Reaching the unengaged

Participants who hadn’t previously seen retirement income illustrations within their website account should have at the latest received the data with their third-quarter statement. Just because such illustrations are available, however, does not mean that participants are seeing them. Reddy points out that many participants don’t regularly check their 401(k) statements—and they’re even less likely to do so when markets are down as they currently are.

“There’s a self-selection bias in our industry, and the people who are predisposed to use these tools are the ones who are already more engaged in their finances and they’re already doing OK,” says Nathan Voris, director, investments, insights and consultant services for Schwab Retirement Plan Services.. “We need to think about how to reach those folks that aren’t engaged.”

Voris says that advisers can add value there, by creating content and other connection opportunities to reach those participants. For the unengaged, simply looking at the retirement income projections and starting to think about their progress toward retirement could be a major step and enough to spur them to engage further with the plan.

“We have to make sure we’re delivering simple advice for folks who have a simple scenario,” Voris says.

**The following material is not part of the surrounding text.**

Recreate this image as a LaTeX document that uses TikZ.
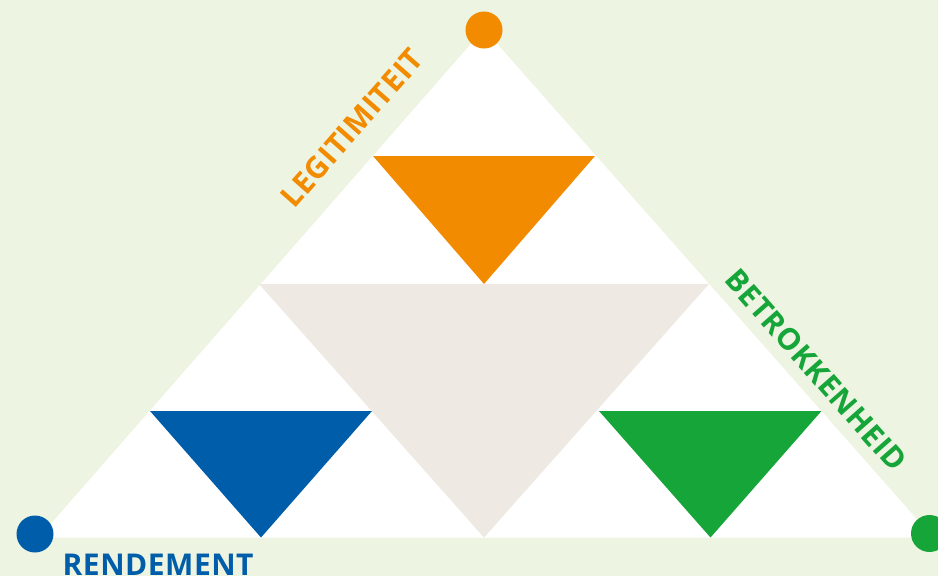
\documentclass[tikz,border=0pt]{standalone}
\usepackage{fontspec}
\setmainfont{Open Sans}[LetterSpace=1.7]
\definecolor{bgc}{HTML}{EEF4E2}
\definecolor{orc}{HTML}{F28B00}
\definecolor{blc}{HTML}{005DA9}
\definecolor{grc}{HTML}{15A538}
\definecolor{bec}{HTML}{EEEAE3}
\tikzset{
  lbl/.style={inner sep=0pt, font=\fontsize{30}{36}\selectfont\bfseries},
  dot/.style={circle, inner sep=0pt, minimum size=37pt}
}
\begin{document}
\begin{tikzpicture}[x=1pt,y=-1pt]
\useasboundingbox (0,0) rectangle (938,576);
\clip (0,0) rectangle (938,576);
\fill[bgc] (0,0) rectangle (938,576);
% main triangle
\coordinate (A) at (484,29);
\coordinate (B) at (39,537.5);
\coordinate (C) at (933,537.5);
\fill[white] (A) -- (B) -- (C) -- cycle;
% inner triangles
\fill[bec] (259,284) -- (709,284) -- (484,537.5) -- cycle;
\fill[orc] (373,156) -- (595,156) -- (484,284) -- cycle;
\fill[blc] (150,411) -- (372,411) -- (261,537.5) -- cycle;
\fill[grc] (599,411) -- (821.5,411) -- (710.5,537.5) -- cycle;
% corner dots
\node[dot, fill=orc] (dA) at (484,30) {};
\node[dot, fill=blc] (dB) at (35,534) {};
\node[dot, fill=grc] (dC) at (929.5,533.5) {};
% labels
\node[lbl, text=orc, rotate=48.65] (legit) at (352,128) {LEGITIMITEIT};
\node[lbl, text=grc, rotate=-48.65] (betr) at (816,370) {BETROKKENHEID};
\node[lbl, text=blc, anchor=north west] (rend) at (62.5,554) {RENDEMENT};
\end{tikzpicture}
\end{document}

Of course, for those with a more complicated financial picture, retirement income projections are only useful if recordkeepers can capture a participant’s assets from different sources—a system which some recordkeepers have in place now. However, even the most robust digital tools require engagement from the participant to log in and input information about their external assets such as IRAs, pensions or 401(k)s from a former employer; Social Security projections; spousal assets; debt; age of planned retirement; and other factors.

More education needed

In addition to understanding how their current 401(k) balance fits into their broader financial picture, participants need assistance in creating a plan for how to efficiently tap into those and other funds that they have available.

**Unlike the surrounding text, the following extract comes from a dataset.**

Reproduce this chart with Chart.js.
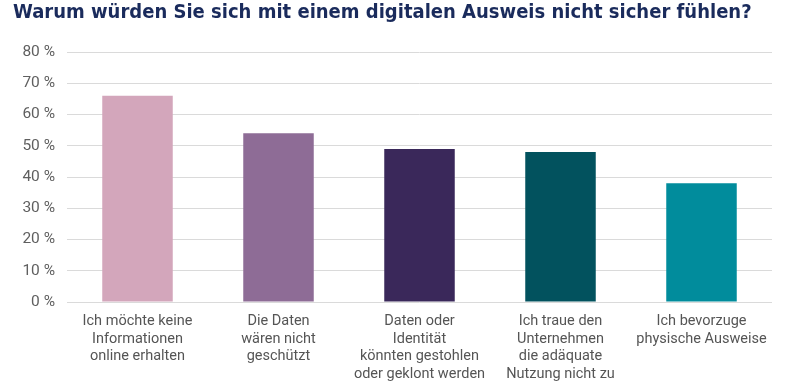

“If you don’t provide education around how to think about longevity and drawing down their income, participants over assume how much they can take out,” Reddy says.

At a minimum, advisers should be working with sponsors to make sure that dynamic lifetime income calculators and tools are front and center on the participant platform for those who want to go deeper than the static number they find in their account statement, says Stinnett.

“When people are logging on, they shouldn’t have to hunt around for it,” he adds. “And there should be an effort into encouraging plan participants to log in and engage with that tool.”

There is also an opportunity for advisers, who can assist participants gather the relevant information and help them make sense of the income projections that the data creates.

“As a company, we are trying to use those digital tools to do this type of planning at scale, but there has to be a human interaction, encouraging participation in that process,” says Andrew Jefferys, senior vice president at OneDigital Financial Services. “For the 55-and-over crowd, they need full financial planning with a licensed and accredited counselor helping along the way.”

A personalized approach

Understanding retirement income projections is only one step in the process of planning for decumulation. Workers need to be able to put that figure into context based on their retirement income needs, but only 30% of workers have created a retirement savings goal based on their estimated expenses in retirement, and 21% don’t have a retirement savings goal at all, according to Principal data. More than a third of workers list ‘lack of retirement income planning’ as one reason they don’t feel they’ll be financially comfortable in retirement.

While advisers can help sponsors deliver financial wellness tools that address these issues at a high level, many individuals need more customized support to make sense of retirement income projections.

“Historically, especially in large plans, some advisers have shied away from engaging the participants on one-on-one levels,” Jefferys says. “But I think that’s the way of the future. As much scale as the world tries to achieve from profit margins and costs, ultimately. we should be encouraging sponsors to be advocates for financial advisers coming in to help participants in the workplace or at home.”